Thursday, June 23, 2016

NYAFF ’16: A Bride for Rip Van Winkle

From the needlessly apologetic, soft-spoken voice of its heroine to the almost fetishistic maid uniforms she eventually dons, this strange three-hour film clearly sets out to explore the far corners of Japan’s collective psyche. At its core, it challenges viewer assumptions regarding what Nanami Minagawa thinks she wants and what she needs. Yet, it also invites us to challenge its right to make such judgments. It can be difficult and even cruel, but it is worth engaging with the substance of Lifetime Achievement Award recipient Shunji Iwai’s A Bride for Rip Van Winkle (trailer here), which screens during the 2016 New York Asian Film Festival.

Minagawa is a part-time teacher, whose mousy voice eventually gets her fired. Consequently, she resigns herself to a housewife’s life married to Tsuruoka, a fellow teacher she met online. However, the impending ceremony presents the first of a series of crises he will face. Minagawa and her divorced parents simply do not have enough relatives for the ceremony. In a fateful turn of events, she is referred to the mysterious fixer Masuyuki Amuro, who regularly provides fake relatives for weddings, among his other services.

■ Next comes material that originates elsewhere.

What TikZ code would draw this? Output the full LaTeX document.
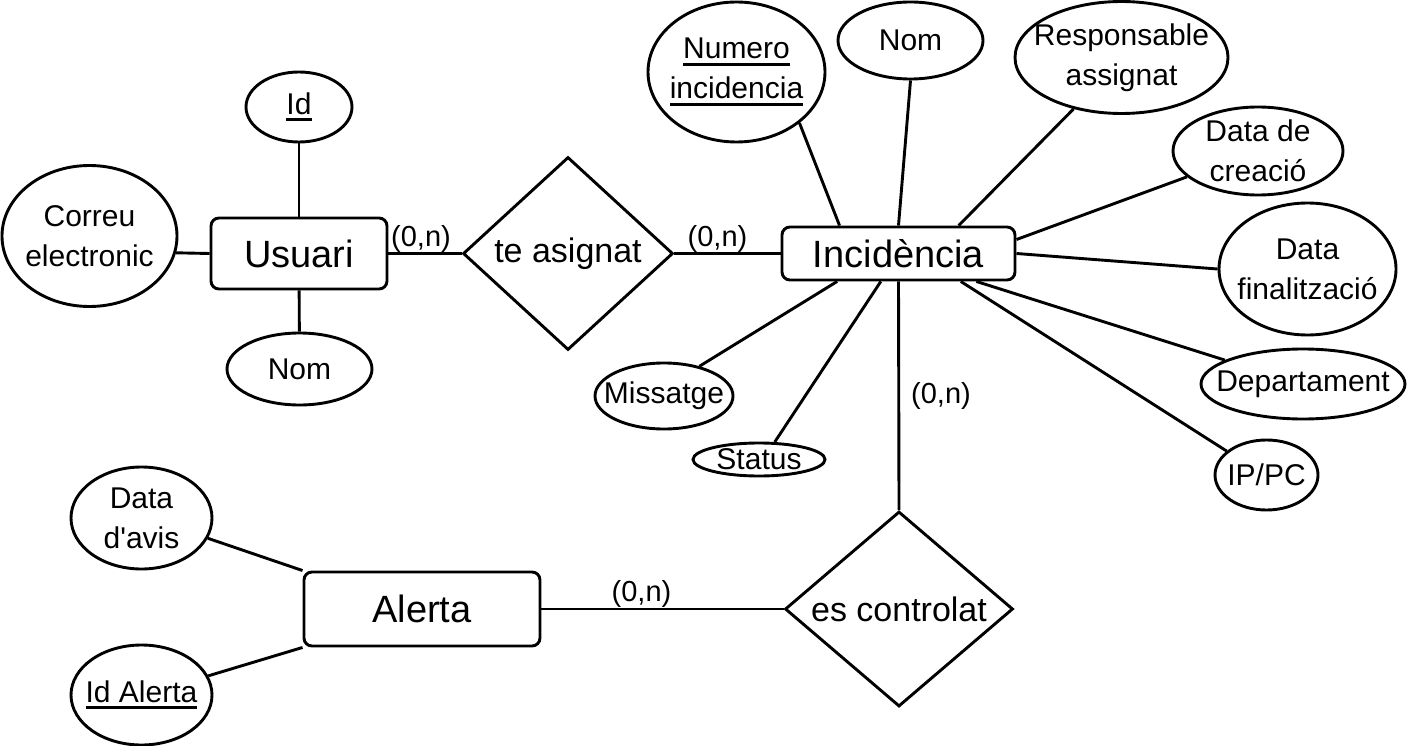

Alas, the honeymoon period will not last long. Soon Minagawa suspects Turuoka of infidelity and turns to Amuro for help. Initially, the mysterious mastermind stokes her doubts, while secretly framing her for an adulterous affair of her own. Shamed, humiliated, and abandoned, Minagawa comes to rely on Amuro, even working as one of his fake wedding relatives. That is how she meets the free-spirited Mashiro Satonaka, who might be the first real friend she ever knew. However, their relationship will be quite complicated.

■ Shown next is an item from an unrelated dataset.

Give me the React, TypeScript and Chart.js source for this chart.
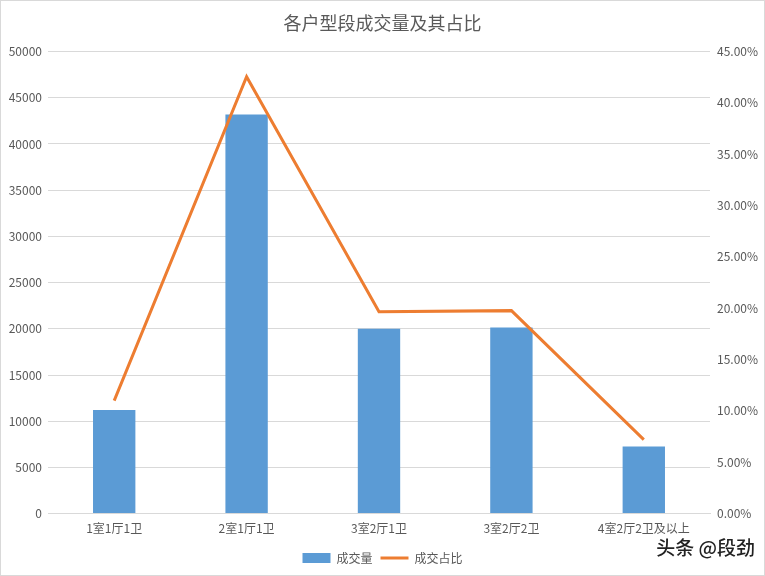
import React, { useEffect, useRef } from "react";
import { Chart, registerables } from "chart.js";

Chart.register(...registerables);

const categories = ["1室1厅1卫", "2室1厅1卫", "3室2厅1卫", "3室2厅2卫", "4室2厅2卫及以上"];
const volumes = [11200, 43200, 20000, 20150, 7250];
const shares = [0.110, 0.4255, 0.1967, 0.1977, 0.072];
const titleText = "各户型段成交量及其占比";
const volumeLabel = "成交量";
const shareLabel = "成交占比";
const watermark = "头条 @段劲";

const FONT = '"Noto Sans CJK SC", "Noto Sans", sans-serif';
const TEXT = "#595959";

export default function App() {
  const ref = useRef<HTMLCanvasElement | null>(null);
  useEffect(() => {
    document.body.style.margin = "0";
    const canvas = ref.current!;
    const extras = {
      id: "extras",
      beforeDraw(chart: any) {
        const ctx = chart.ctx;
        ctx.save();
        ctx.fillStyle = "#ffffff";
        ctx.fillRect(0, 0, chart.width, chart.height);
        ctx.strokeStyle = "#D9D9D9";
        ctx.lineWidth = 1;
        ctx.strokeRect(0.5, 0.5, chart.width - 1, chart.height - 1);
        ctx.restore();
      },
      afterDraw(chart: any) {
        const ctx = chart.ctx;
        ctx.save();
        ctx.font = `500 19px ${FONT}`;
        ctx.textAlign = "right";
        ctx.textBaseline = "middle";
        ctx.lineWidth = 3;
        ctx.strokeStyle = "rgba(255,255,255,0.9)";
        ctx.strokeText(watermark, 755, 548);
        ctx.fillStyle = "#222222";
        ctx.fillText(watermark, 755, 548);
        ctx.restore();
      },
    };
    const chart = new Chart(canvas, {
      type: "bar",
      data: {
        labels: categories,
        datasets: [
          {
            type: "line",
            label: shareLabel,
            data: shares,
            yAxisID: "y1",
            borderColor: "#ED7D31",
            backgroundColor: "#ED7D31",
            borderWidth: 3,
            pointRadius: 0,
            tension: 0,
            order: 0,
            pointStyle: "line",
          } as any,
          {
            type: "bar",
            label: volumeLabel,
            data: volumes,
            yAxisID: "y",
            backgroundColor: "#5B9BD5",
            borderWidth: 0,
            barPercentage: 0.32,
            categoryPercentage: 1,
            order: 1,
            pointStyle: "rect",
          } as any,
        ],
      },
      options: {
        responsive: false,
        animation: false,
        layout: { padding: { top: 0, bottom: 2, left: 0, right: 0 } },
        plugins: {
          title: {
            display: true,
            text: titleText,
            color: TEXT,
            font: { family: FONT, size: 18, weight: "normal" },
            padding: { top: 12, bottom: 18 },
          },
          legend: {
            position: "bottom",
            reverse: true,
            labels: {
              usePointStyle: true,
              pointStyleWidth: 28,
              boxHeight: 10,
              color: TEXT,
              font: { family: FONT, size: 12 },
              padding: 8,
            },
          },
          tooltip: { enabled: false },
        },
        scales: {
          x: {
            grid: { display: false, drawTicks: false },
            border: { display: true, color: "#D9D9D9" },
            ticks: { color: TEXT, font: { family: FONT, size: 12 }, padding: 8, maxRotation: 0 },
          },
          y: {
            position: "left",
            min: 0,
            max: 50000,
            grid: { color: "#D9D9D9", drawTicks: false },
            border: { display: false },
            ticks: {
              stepSize: 5000,
              color: TEXT,
              font: { family: FONT, size: 12 },
              padding: 6,
              callback: (v: any) => String(v),
            },
            afterFit(scale: any) {
              scale.width = 48;
            },
          },
          y1: {
            position: "right",
            min: 0,
            max: 0.45,
            grid: { display: false, drawTicks: false },
            border: { display: false },
            ticks: {
              stepSize: 0.05,
              color: TEXT,
              font: { family: FONT, size: 12 },
              padding: 7,
              callback: (v: any) => (Number(v) * 100).toFixed(2) + "%",
            },
            afterFit(scale: any) {
              scale.width = 55;
            },
          },
        },
      } as any,
      plugins: [extras],
    });
    return () => chart.destroy();
  }, []);
  return (
    <div style={{ width: 765, height: 576 }}>
      <canvas ref={ref} width={765} height={576} />
    </div>
  );
}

Based on Iwai’s own novel, the rather obscurely titled Rip Van Winkle can be reasonably construed as a tale of vicious game-playing or unlikely empowerment. At times, the trials Iwai showers on Minagawa are almost Job-like. Frankly, some of Amuro’s darker moments are hard to reconcile with the more edifying interpretation, but the ultimate destination is rather profoundly humanistic. In many ways it directly compares to Tetsuya Nakashima’s Memories of Matsuko, but it does not leave viewers feeling so bereft.

As Minagawa, Haru Kuroki is a like a radiant, exquisitely sensitive Candide. She feels each injustice deeply, yet she carries on. It is a necessarily understated performance, given her character’s painful shyness and meek voice. Yet, she expresses a vast array of emotions with great depth and sincerity. Pop-star Cocco gives the film a much needed lift as the wildly charismatic and outgoing Satonaka. She and Kuroki develop some wonderfully rich and ambiguous chemistry together. Former Japanese AV star Nana Natsume is also terrific as Saeko Tsuneyoshi, Satonaka’s AV agent. Go Ayano’s Amuro similarly brings plenty of energy to the film, but he is almost too inscrutable. It is hard to fathom why he inspires such trust from Minagawa.

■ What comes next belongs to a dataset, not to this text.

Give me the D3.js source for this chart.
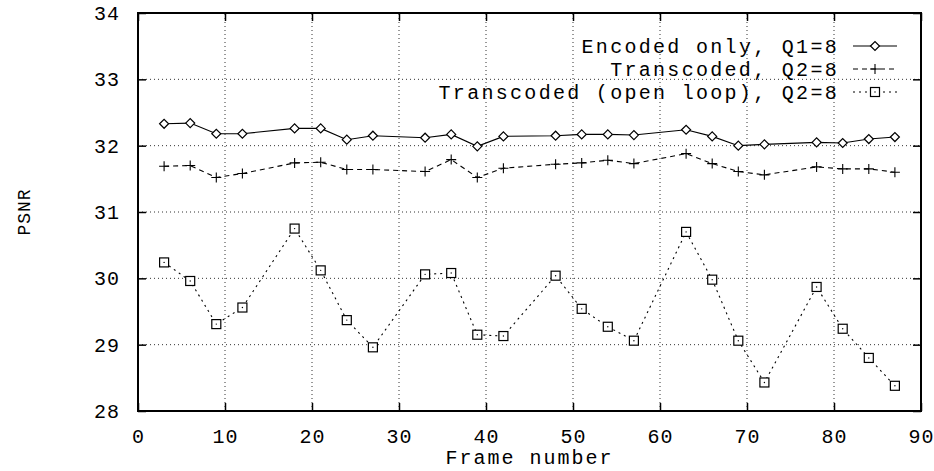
<!DOCTYPE html>
<html>
<head>
<meta charset="utf-8">
<script src="https://cdn.jsdelivr.net/npm/d3@7"></script>
<style>
  body { margin: 0; background: #fff; }
  svg text { font-family: "Liberation Mono", "DejaVu Sans Mono", monospace; fill: #000; }
</style>
</head>
<body>
<svg id="chart" width="934" height="471"></svg>
<script>
// frame numbers shared by all three series
const frames = [3, 6, 9, 12, 18, 21, 24, 27, 33, 36, 39, 42, 48, 51, 54, 57, 63, 66, 69, 72, 78, 81, 84, 87];
const encodedOnly = [32.33, 32.34, 32.18, 32.18, 32.26, 32.26, 32.09, 32.15, 32.12, 32.17, 31.99, 32.14,
  32.15, 32.17, 32.17, 32.16, 32.24, 32.14, 32.00, 32.02, 32.05, 32.04, 32.10, 32.13];
const transcoded = [31.69, 31.70, 31.52, 31.58, 31.74, 31.75, 31.64, 31.64, 31.61, 31.79, 31.52, 31.66,
  31.72, 31.74, 31.78, 31.73, 31.88, 31.73, 31.61, 31.56, 31.68, 31.65, 31.65, 31.60];
const openLoop = [30.24, 29.96, 29.31, 29.56, 30.75, 30.12, 29.37, 28.96, 30.06, 30.08, 29.15, 29.13,
  30.04, 29.54, 29.27, 29.06, 30.70, 29.98, 29.06, 28.43, 29.87, 29.24, 28.80, 28.38];
const seriesNames = ['Encoded only, Q1=8', 'Transcoded, Q2=8', 'Transcoded (open loop), Q2=8'];
const xTicks = [0, 10, 20, 30, 40, 50, 60, 70, 80, 90];
const yTicks = [28, 29, 30, 31, 32, 33, 34];

const svg = d3.select('#chart');
const margin = { left: 138, right: 13, top: 13, bottom: 60 };
const width = 934, height = 471;
const x = d3.scaleLinear().domain([0, 90]).range([margin.left, width - margin.right]);
const y = d3.scaleLinear().domain([28, 34]).range([height - margin.bottom, margin.top]);
const x0 = x(0), x1 = x(90), y0 = y(28), y1 = y(34);

// dotted grid
const grid = svg.append('g').attr('class', 'grid')
  .attr('stroke', '#333').attr('stroke-width', 1).attr('stroke-dasharray', '1,3');
grid.selectAll('line.gx').data(xTicks.slice(1, -1)).join('line')
  .attr('x1', d => x(d)).attr('x2', d => x(d)).attr('y1', y0).attr('y2', y1);
grid.selectAll('line.gy').data(yTicks.slice(1, -1)).join('line')
  .attr('y1', d => y(d)).attr('y2', d => y(d)).attr('x1', x0).attr('x2', x1);

// axes with inward ticks, mirrored on top / right
const tickLen = 8;
const xAxis = svg.append('g').attr('transform', `translate(0,${y0})`)
  .call(d3.axisBottom(x).tickValues(xTicks).tickSize(-tickLen).tickPadding(18).tickFormat(d3.format('d')));
const yAxis = svg.append('g').attr('transform', `translate(${x0},0)`)
  .call(d3.axisLeft(y).tickValues(yTicks).tickSize(-tickLen).tickPadding(18).tickFormat(d3.format('d')));
svg.append('g').attr('transform', `translate(0,${y1})`)
  .call(d3.axisTop(x).tickValues(xTicks).tickSize(-tickLen).tickFormat(''));
svg.append('g').attr('transform', `translate(${x1},0)`)
  .call(d3.axisRight(y).tickValues(yTicks).tickSize(-tickLen).tickFormat(''));
svg.selectAll('.domain').remove();
svg.selectAll('.tick line').attr('stroke', '#000').attr('stroke-width', 1.5);
[xAxis, yAxis].forEach(a => a.selectAll('text')
  .style('font-size', '20px').style('letter-spacing', '1px')
  .style('font-family', '"Liberation Mono", monospace').attr('fill', '#000'));

// frame border
svg.append('rect')
  .attr('x', x0).attr('y', y1).attr('width', x1 - x0).attr('height', y0 - y1)
  .attr('fill', 'none').attr('stroke', '#000').attr('stroke-width', 2);

// axis titles
svg.append('text')
  .attr('x', (x0 + x1) / 2).attr('y', 464)
  .attr('text-anchor', 'middle').style('font-size', '20px').style('letter-spacing', '2px')
  .text('Frame number');
svg.append('text')
  .attr('transform', `translate(24,${(y0 + y1) / 2}) rotate(-90)`)
  .attr('text-anchor', 'middle').attr('dy', '0.35em')
  .style('font-size', '18px').style('letter-spacing', '1px')
  .text('PSNR');

// markers
function diamond(g, cx, cy) {
  g.append('path').attr('d', `M${cx - 4.5},${cy}L${cx},${cy - 4.5}L${cx + 4.5},${cy}L${cx},${cy + 4.5}Z`)
    .attr('fill', '#fff').attr('stroke', '#000').attr('stroke-width', 1.2);
}
function plus(g, cx, cy) {
  g.append('path').attr('d', `M${cx - 5},${cy}H${cx + 5}M${cx},${cy - 5}V${cy + 5}`)
    .attr('fill', 'none').attr('stroke', '#000').attr('stroke-width', 1.1);
}
function square(g, cx, cy) {
  g.append('rect').attr('x', cx - 4.5).attr('y', cy - 4.5).attr('width', 9).attr('height', 9)
    .attr('fill', '#fff').attr('stroke', '#000').attr('stroke-width', 1.2);
  g.append('circle').attr('cx', cx).attr('cy', cy).attr('r', 0.7).attr('fill', '#000');
}

const series = [
  { name: seriesNames[0], values: encodedOnly, dash: null, marker: diamond },
  { name: seriesNames[1], values: transcoded, dash: '5,4', marker: plus },
  { name: seriesNames[2], values: openLoop, dash: '2,4', marker: square }
];

const line = d3.line().x(d => x(d[0])).y(d => y(d[1]));
series.forEach(s => {
  const pts = frames.map((f, i) => [f, s.values[i]]);
  const g = svg.append('g');
  g.append('path').datum(pts).attr('d', line)
    .attr('fill', 'none').attr('stroke', '#000').attr('stroke-width', 1.1)
    .attr('stroke-dasharray', s.dash);
  pts.forEach(p => s.marker(g, x(p[0]), y(p[1])));
});

// legend
const legendY = [46, 69, 92];
series.forEach((s, i) => {
  const g = svg.append('g');
  g.append('text')
    .attr('x', 839).attr('y', legendY[i]).attr('dy', '0.35em')
    .attr('text-anchor', 'end').style('font-size', '20px').style('letter-spacing', '2.3px')
    .text(s.name);
  g.append('line').attr('x1', 853).attr('x2', 897).attr('y1', legendY[i]).attr('y2', legendY[i])
    .attr('stroke', '#000').attr('stroke-width', 1.1).attr('stroke-dasharray', s.dash);
  s.marker(g, 875, legendY[i]);
});
</script>
</body>
</html>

There is a two-hour version of Rip also kicking around the festival circuit, but NYAFF is not inclined to do things by halfsies. The three-hour cut often feels genuinely punishing, but that also makes the subtle cathartic releases feel more powerful. It will be highly divisive with audiences, but it is clearly the work of a serious auteur. Recommended for those who can take its unabashedly raw emotions, A Bride for Rip Van Winkle screens tomorrow (6/24) at the Walter Reade, as part of this year’s NYAFF.